> _Given task_
Copy the records below exactly, starting at the line that contains "What seaborn and" and ending at the line that contains "import seaborn as sns"; leave out any pictures.

============

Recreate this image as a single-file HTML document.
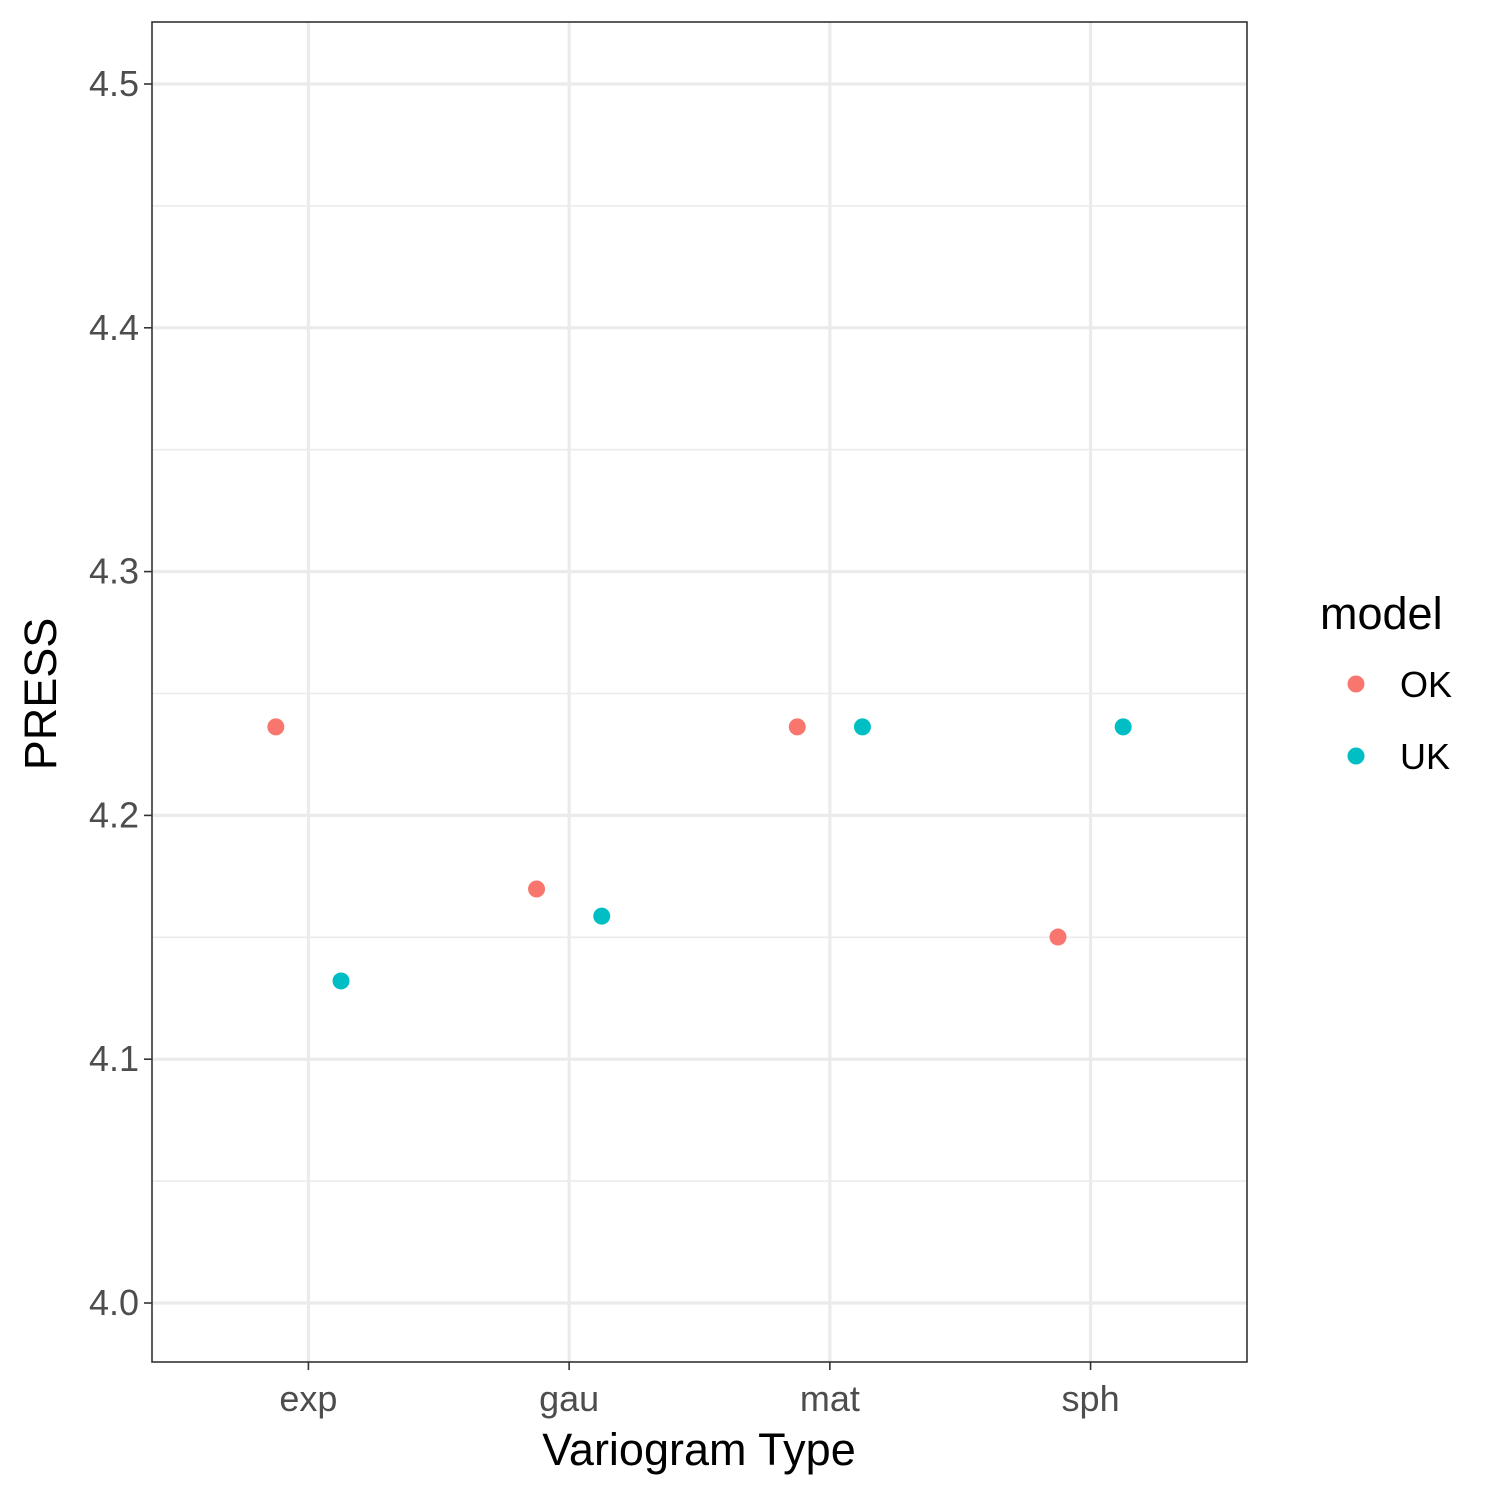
<!DOCTYPE html>
<html><head><meta charset="utf-8"><style>
body{margin:0;background:#fff;}
svg{display:block;font-family:"Liberation Sans",Arial,sans-serif;}
</style></head><body>
<svg id="chart" width="1500" height="1500" xmlns="http://www.w3.org/2000/svg"></svg>
<script>
const categories = ["exp","gau","mat","sph"];
const okValues = [4.2363, 4.1698, 4.2363, 4.1501];
const ukValues = [4.1321, 4.1587, 4.2363, 4.2363];
const yTicks = [4.0, 4.1, 4.2, 4.3, 4.4, 4.5];
const yTickLabels = ["4.0","4.1","4.2","4.3","4.4","4.5"];
const yMinor = [4.05, 4.15, 4.25, 4.35, 4.45];

const svg = document.getElementById('chart');
const NS = 'http://www.w3.org/2000/svg';
const L=152, R=1247, T=22, B=1362;
const step = (R-L)/(categories.length-1+1.2);
function xScale(i){ return L + step*(0.6+i); }
function yScale(v){ return 1303 - (v-4.0)*2438; }
function el(tag, attrs, parent){ const e=document.createElementNS(NS,tag); for(const k in attrs) e.setAttribute(k,attrs[k]); (parent||svg).appendChild(e); return e; }

const grid = el('g',{});


yMinor.forEach(v=>{ el('line',{x1:L,x2:R,y1:yScale(v),y2:yScale(v),stroke:'#ebebeb','stroke-width':1.6},grid); });
yTicks.forEach(v=>{ el('line',{x1:L,x2:R,y1:yScale(v),y2:yScale(v),stroke:'#ebebeb','stroke-width':3.2},grid); });
categories.forEach((c,i)=>{ el('line',{x1:xScale(i),x2:xScale(i),y1:T,y2:B,stroke:'#ebebeb','stroke-width':3.2},grid); });

const pts = el('g',{});


const dodge = step*0.125;
categories.forEach((c,i)=>{
  const a = el('circle',{cx:xScale(i)-dodge,cy:yScale(okValues[i]),r:8.5,fill:'#F8766D'},pts);
  
  
  const b = el('circle',{cx:xScale(i)+dodge,cy:yScale(ukValues[i]),r:8.5,fill:'#00BFC4'},pts);
  
  
});

const frame = el('rect',{x:L,y:T,width:R-L,height:B-T,fill:'none',stroke:'#333','stroke-width':1.6});



const yax = el('g',{});


yTicks.forEach((v,i)=>{
  el('line',{x1:L-8,x2:L,y1:yScale(v),y2:yScale(v),stroke:'#333','stroke-width':1.6},yax);
  const t = el('text',{x:L-13,y:yScale(v)+12,'text-anchor':'end','font-size':36,fill:'#4d4d4d'},yax);
  t.textContent = yTickLabels[i];
  
  
});
const xax = el('g',{});


categories.forEach((c,i)=>{
  el('line',{x1:xScale(i),x2:xScale(i),y1:B,y2:B+8,stroke:'#333','stroke-width':1.6},xax);
  const t = el('text',{x:xScale(i),y:1411,'text-anchor':'middle','font-size':36,fill:'#4d4d4d'},xax);
  t.textContent = c;
  
  
});
</script>
<svg width="1500" height="1500" style="position:absolute;left:0;top:0" xmlns="http://www.w3.org/2000/svg">
<text x="699" y="1465" text-anchor="middle" font-size="45" fill="#000" font-family="Liberation Sans, sans-serif">Variogram Type</text>
<text transform="translate(56,694) rotate(-90)" text-anchor="middle" font-size="45" fill="#000" font-family="Liberation Sans, sans-serif">PRESS</text>
<g font-family="Liberation Sans, sans-serif">
<text x="1320" y="629" font-size="45" fill="#000">model</text>
<circle cx="1356" cy="684" r="8.5" fill="#F8766D"/>
<text x="1400" y="697" font-size="36" fill="#000">OK</text>
<circle cx="1356" cy="756" r="8.5" fill="#00BFC4"/>
<text x="1400" y="769" font-size="36" fill="#000">UK</text>
</g>
</svg>
</body></html>
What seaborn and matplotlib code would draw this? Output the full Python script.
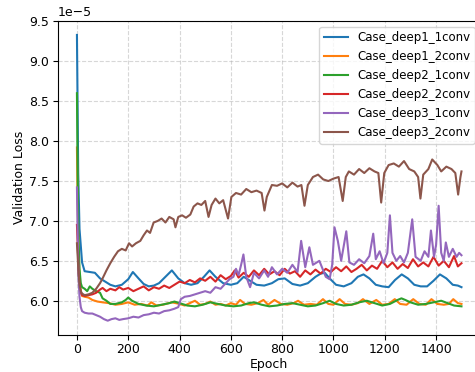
import numpy as np
import pandas as pd
import matplotlib
matplotlib.use("Agg")
import matplotlib.pyplot as plt
import seaborn as sns

SCALE = 1e-5  # values below are in units of 1e-5

labels = ["Case_deep1_1conv", "Case_deep1_2conv", "Case_deep2_1conv",
          "Case_deep2_2conv", "Case_deep3_1conv", "Case_deep3_2conv"]
colors = ["#1f77b4", "#ff7f0e", "#2ca02c", "#d62728", "#9467bd", "#8c564b"]

d1c1_epoch = [0, 5, 10, 20, 30, 50, 70, 90, 110, 130, 150, 175, 200, 218, 240, 260, 280, 300,
              320, 345, 370, 395, 420, 445, 470, 495, 517, 540, 570, 600, 625, 650, 675, 700,
              730, 760, 785, 810, 840, 870, 900, 930, 950, 966, 985, 1010, 1040, 1070, 1095,
              1117, 1140, 1165, 1190, 1215, 1240, 1266, 1290, 1315, 1340, 1365, 1390, 1415,
              1440, 1465, 1485, 1499]
d1c1_loss = [9.33, 7.6, 6.9, 6.48, 6.37, 6.36, 6.35, 6.28, 6.24, 6.2, 6.18, 6.2, 6.27, 6.36,
             6.28, 6.21, 6.18, 6.19, 6.22, 6.3, 6.38, 6.28, 6.22, 6.2, 6.22, 6.3, 6.38, 6.3,
             6.22, 6.2, 6.22, 6.3, 6.25, 6.2, 6.19, 6.22, 6.27, 6.28, 6.21, 6.19, 6.22, 6.3,
             6.34, 6.35, 6.28, 6.2, 6.18, 6.22, 6.3, 6.33, 6.28, 6.2, 6.18, 6.17, 6.26, 6.33,
             6.28, 6.2, 6.18, 6.18, 6.25, 6.33, 6.28, 6.2, 6.19, 6.17]

d1c2_epoch = [0, 3, 6, 10, 15, 20, 30, 45, 60, 80, 100, 125, 150, 175, 200, 225, 250, 275, 290,
              310, 335, 370, 400, 420, 440, 460, 480, 500, 520, 540, 560, 580, 600, 620, 636,
              655, 680, 705, 727, 745, 770, 795, 820, 845, 862, 885, 910, 935, 959, 980, 1000,
              1024, 1045, 1070, 1095, 1115, 1140, 1167, 1190, 1215, 1239, 1260, 1285, 1311,
              1335, 1360, 1382, 1405, 1430, 1450, 1467, 1485, 1499]
d1c2_loss = [7.92, 7.2, 6.6, 6.3, 6.12, 6.06, 6.05, 6.04, 6.01, 5.99, 5.98, 5.97, 5.95, 5.96,
             5.98, 5.95, 5.96, 5.94, 5.98, 5.94, 5.95, 5.98, 5.96, 5.94, 5.97, 6.0, 5.95,
             5.96, 5.99, 5.95, 5.96, 5.94, 5.97, 5.95, 6.01, 5.96, 5.95, 5.97, 6.01, 5.95,
             6.01, 5.96, 5.95, 5.97, 6.0, 5.95, 5.96, 5.95, 6.02, 5.96, 5.95, 6.02, 5.96,
             5.95, 5.97, 6.02, 5.96, 6.01, 5.95, 5.96, 6.02, 5.96, 5.95, 6.02, 5.96, 5.95,
             6.02, 5.96, 5.95, 5.96, 6.02, 5.97, 5.96]

d2c1_epoch = [0, 3, 6, 10, 15, 20, 30, 40, 50, 60, 75, 90, 100, 115, 130, 150, 175, 190, 200,
              215, 240, 270, 300, 330, 360, 380, 400, 430, 460, 490, 520, 550, 580, 610, 640,
              670, 690, 720, 750, 780, 810, 840, 870, 900, 930, 960, 985, 1010, 1040, 1070,
              1100, 1130, 1160, 1190, 1220, 1250, 1265, 1280, 1300, 1330, 1360, 1390, 1420,
              1445, 1470, 1499]
d2c1_loss = [8.6, 7.5, 6.8, 6.4, 6.22, 6.17, 6.15, 6.12, 6.18, 6.15, 6.12, 6.1, 6.03, 6.0,
             5.96, 5.96, 5.98, 6.01, 6.04, 6.0, 5.96, 5.94, 5.93, 5.95, 5.97, 5.99, 5.97,
             5.94, 5.93, 5.95, 5.98, 5.96, 5.94, 5.93, 5.94, 5.97, 5.98, 5.95, 5.93, 5.94,
             5.96, 5.97, 5.95, 5.93, 5.94, 5.97, 6.0, 5.96, 5.94, 5.95, 5.98, 6.0, 5.97,
             5.94, 5.96, 6.01, 6.03, 6.01, 5.98, 5.95, 5.96, 5.98, 6.0, 5.97, 5.94, 5.93]

d2c2_epoch = [0, 3, 6, 10, 15, 20, 30, 45, 60, 75, 90, 100, 115, 130, 150, 165, 180, 200, 220,
              240, 260, 280, 300, 320, 340, 360, 380, 400, 420, 440, 460, 480, 500, 520, 540,
              560, 580, 600, 615, 630, 650, 670, 690, 710, 730, 750, 770, 790, 810, 830, 850,
              870, 890, 910, 930, 950, 970, 990, 1010, 1030, 1050, 1070, 1090, 1110, 1130,
              1150, 1170, 1190, 1210, 1230, 1250, 1270, 1290, 1310, 1330, 1350, 1370, 1390,
              1410, 1430, 1450, 1470, 1485, 1499]
d2c2_loss = [6.95, 6.7, 6.4, 6.2, 6.1, 6.07, 6.06, 6.07, 6.08, 6.1, 6.14, 6.16, 6.12, 6.15,
             6.13, 6.17, 6.14, 6.16, 6.12, 6.15, 6.18, 6.13, 6.17, 6.15, 6.19, 6.16, 6.2,
             6.24, 6.22, 6.26, 6.23, 6.28, 6.25, 6.3, 6.24, 6.32, 6.27, 6.31, 6.38, 6.29,
             6.35, 6.3, 6.38, 6.32, 6.4, 6.33, 6.37, 6.32, 6.4, 6.34, 6.37, 6.3, 6.38, 6.33,
             6.39, 6.34, 6.4, 6.36, 6.42, 6.37, 6.43, 6.36, 6.4, 6.45, 6.38, 6.44, 6.4, 6.5,
             6.42, 6.48, 6.4, 6.46, 6.41, 6.52, 6.43, 6.48, 6.43, 6.55, 6.44, 6.5, 6.42, 6.56,
             6.43, 6.47]

d3c1_epoch = [0, 3, 6, 10, 15, 20, 30, 45, 60, 75, 90, 105, 120, 135, 150, 165, 180, 200, 220,
              240, 260, 280, 300, 320, 340, 360, 380, 395, 405, 420, 440, 460, 480, 500, 520,
              540, 560, 580, 595, 610, 620, 630, 640, 649, 660, 675, 690, 710, 730, 745, 760,
              780, 800, 820, 840, 860, 874, 890, 906, 920, 945, 970, 985, 995, 1004, 1017,
              1030, 1050, 1062, 1080, 1100, 1120, 1140, 1155, 1165, 1180, 1195, 1210, 1220,
              1230, 1245, 1260, 1275, 1290, 1307, 1320, 1340, 1355, 1370, 1380, 1392, 1400,
              1410, 1420, 1430, 1438, 1450, 1465, 1480, 1490, 1499]
d3c1_loss = [7.42, 6.8, 6.3, 6.05, 5.92, 5.87, 5.85, 5.84, 5.84, 5.82, 5.8, 5.77, 5.75, 5.77,
             5.78, 5.76, 5.77, 5.78, 5.8, 5.79, 5.82, 5.83, 5.85, 5.84, 5.87, 5.88, 5.9,
             5.92, 6.02, 6.05, 6.06, 6.08, 6.1, 6.12, 6.1, 6.17, 6.15, 6.22, 6.27, 6.3, 6.4,
             6.32, 6.45, 6.58, 6.3, 6.17, 6.35, 6.28, 6.38, 6.3, 6.42, 6.33, 6.4, 6.35, 6.45,
             6.36, 6.75, 6.42, 6.67, 6.45, 6.5, 6.3, 6.27, 6.45, 6.92, 6.75, 6.5, 6.87, 6.48,
             6.45, 6.52, 6.47, 6.56, 6.84, 6.52, 6.62, 6.47, 6.6, 7.07, 6.6, 6.5, 6.56, 6.48,
             6.6, 7.02, 6.55, 6.5, 6.62, 6.55, 6.88, 6.55, 6.7, 7.19, 6.6, 6.5, 6.73, 6.55,
             6.65, 6.55, 6.6, 6.57]

d3c2_epoch = [0, 3, 6, 10, 15, 20, 30, 45, 60, 75, 90, 100, 115, 130, 145, 160, 175, 190, 203,
              215, 230, 247, 260, 273, 285, 299, 315, 330, 345, 360, 377, 384, 395, 410, 425,
              442, 455, 470, 485, 500, 513, 525, 540, 555, 570, 589, 602, 620, 640, 660, 680,
              700, 720, 731, 740, 760, 780, 800, 820, 840, 860, 875, 887, 900, 920, 940, 960,
              980, 1000, 1020, 1036, 1048, 1060, 1080, 1100, 1120, 1140, 1160, 1175, 1186,
              1198, 1215, 1235, 1255, 1275, 1295, 1315, 1330, 1339, 1350, 1370, 1385, 1405,
              1420, 1440, 1460, 1475, 1486, 1495, 1499]
d3c2_loss = [6.72, 6.55, 6.35, 6.2, 6.12, 6.09, 6.07, 6.08, 6.1, 6.15, 6.22, 6.28, 6.38, 6.47,
             6.55, 6.62, 6.65, 6.63, 6.72, 6.68, 6.72, 6.75, 6.82, 6.88, 6.85, 6.98, 7.0,
             7.03, 6.98, 7.05, 7.02, 6.92, 7.05, 7.07, 7.04, 7.08, 7.18, 7.22, 7.2, 7.25,
             7.05, 7.2, 7.28, 7.22, 7.26, 7.03, 7.3, 7.35, 7.33, 7.4, 7.36, 7.38, 7.35, 7.13,
             7.3, 7.45, 7.44, 7.47, 7.42, 7.48, 7.43, 7.45, 7.19, 7.45, 7.55, 7.58, 7.52, 7.5,
             7.53, 7.55, 7.25, 7.55, 7.62, 7.58, 7.65, 7.6, 7.66, 7.62, 7.6, 7.23, 7.6, 7.7,
             7.72, 7.68, 7.75, 7.65, 7.62, 7.55, 7.28, 7.58, 7.65, 7.77, 7.7, 7.62, 7.68,
             7.65, 7.6, 7.33, 7.55, 7.62]

series = [(d1c1_epoch, d1c1_loss), (d1c2_epoch, d1c2_loss), (d2c1_epoch, d2c1_loss),
          (d2c2_epoch, d2c2_loss), (d3c1_epoch, d3c1_loss), (d3c2_epoch, d3c2_loss)]

frames = []
for name, (ep, ls) in zip(labels, series):
    frames.append(pd.DataFrame({"Epoch": ep, "Loss": np.array(ls) * SCALE, "Case": name}))
df = pd.concat(frames, ignore_index=True)

plt.rcParams["font.family"] = ["DejaVu Sans"]
fig = plt.figure(figsize=(4.75, 3.72), dpi=100)
ax = fig.add_axes([0.1215, 0.0995, 0.8905, 0.845])

sns.lineplot(data=df, x="Epoch", y="Loss", hue="Case", hue_order=labels,
             palette=colors, estimator=None, errorbar=None, sort=False,
             linewidth=1.5, ax=ax)

ax.set_xlabel("Epoch", fontsize=9, labelpad=1.5)
ax.set_ylabel("Validation Loss", fontsize=9, labelpad=2.5)
ax.tick_params(labelsize=9, pad=2.5)
ax.yaxis.get_offset_text().set_fontsize(9)
ax.grid(True, linestyle="--", alpha=0.5)
sns.move_legend(ax, "upper right", title=None, fontsize=8.5)

fig.savefig("out.png", dpi=100)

============

> _Result of the task_
What seaborn and matplotlib code would draw this? Output the full Python script.
import numpy as np
import pandas as pd
import matplotlib
matplotlib.use("Agg")
import matplotlib.pyplot as plt
import seaborn as sns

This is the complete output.